Mean Age: 30.333333333333332
Median Age: 29.5
Standard Deviation of Age: 8.286535263104035
Soft Drink Preference Counts:
Coke            3
Pepsi           2
Mountain Dew    1
Name: Soft Drink Preference, dtype: int64

Soft Drink Preference Percentages:
Coke            50.000000
Pepsi           33.333333
Mountain Dew    16.666667
Name: Soft Drink Preference, dtype: float64
**************************************************
Pearson Correlation Coefficient: 0.759


The above code creates a Pandas DataFrame with the survey data, calculates the mean, median, and standard deviation of ages, and calculates the counts and percentages of each soft drink preference with Pearson Correlation Coefficient 0f 0.759. We can interpret the results based on the percentages and counts obtained. 

Q6. A company is interested in examining the relationship between the number of sales calls made per day and the number of sales made per week. The company collected data on both variables from a sample of 30 sales representatives. Calculate the Pearson correlation coefficient between these two variables.


Answer(Q6):


To calculate the Pearson correlation coefficient between the number of sales calls made per day and the number of sales made per week for the sample of 30 sales representatives, you can use the following Python code with the Pandas and NumPy libraries.

First, make sure you have the required libraries installed:

In [12]:
!pip install pandas numpy



In [14]:
import pandas as pd
import numpy as np

# Sample data for the number of sales calls per day and the number of sales per week
data = {
    'Sales Calls per Day': [15, 18, 12, 20, 10, 25, 16, 22, 17, 13,
                            14, 21, 19, 23, 11, 24, 28, 26, 27, 9,
                            8, 29, 30, 31, 33, 32, 35, 34, 36, 37],
    'Sales per Week': [25, 30, 20, 32, 18, 38, 27, 35, 29, 21,
                       22, 33, 31, 36, 19, 37, 42, 40, 41, 17,
                       16, 43, 44, 45, 47, 46, 49, 48, 50, 51]
}

# Create a DataFrame from the data
df = pd.DataFrame(data)

# Calculate the Pearson correlation coefficient
correlation_coefficient = df['Sales Calls per Day'].corr(df['Sales per Week'])

print(f"Pearson Correlation Coefficient: {correlation_coefficient:.3f}")

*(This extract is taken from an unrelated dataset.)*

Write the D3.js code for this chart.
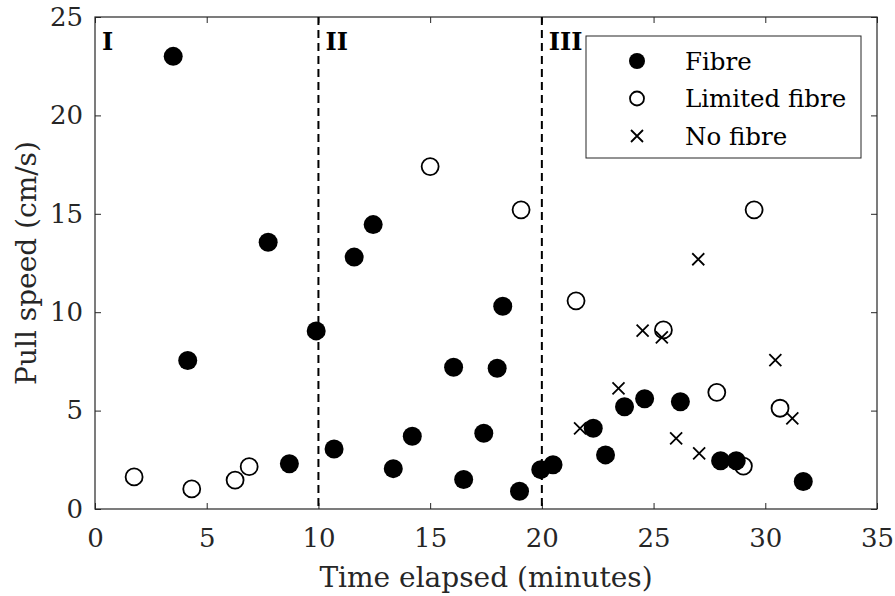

Pearson Correlation Coefficient: 0.996


The code will calculate the Pearson correlation coefficient, which measures the strength and direction of the linear relationship between the two variables. The coefficient ranges from -1 to +1, where +1 indicates a perfect positive linear relationship, -1 indicates a perfect negative linear relationship, and 0 indicates no linear relationship between the two variables.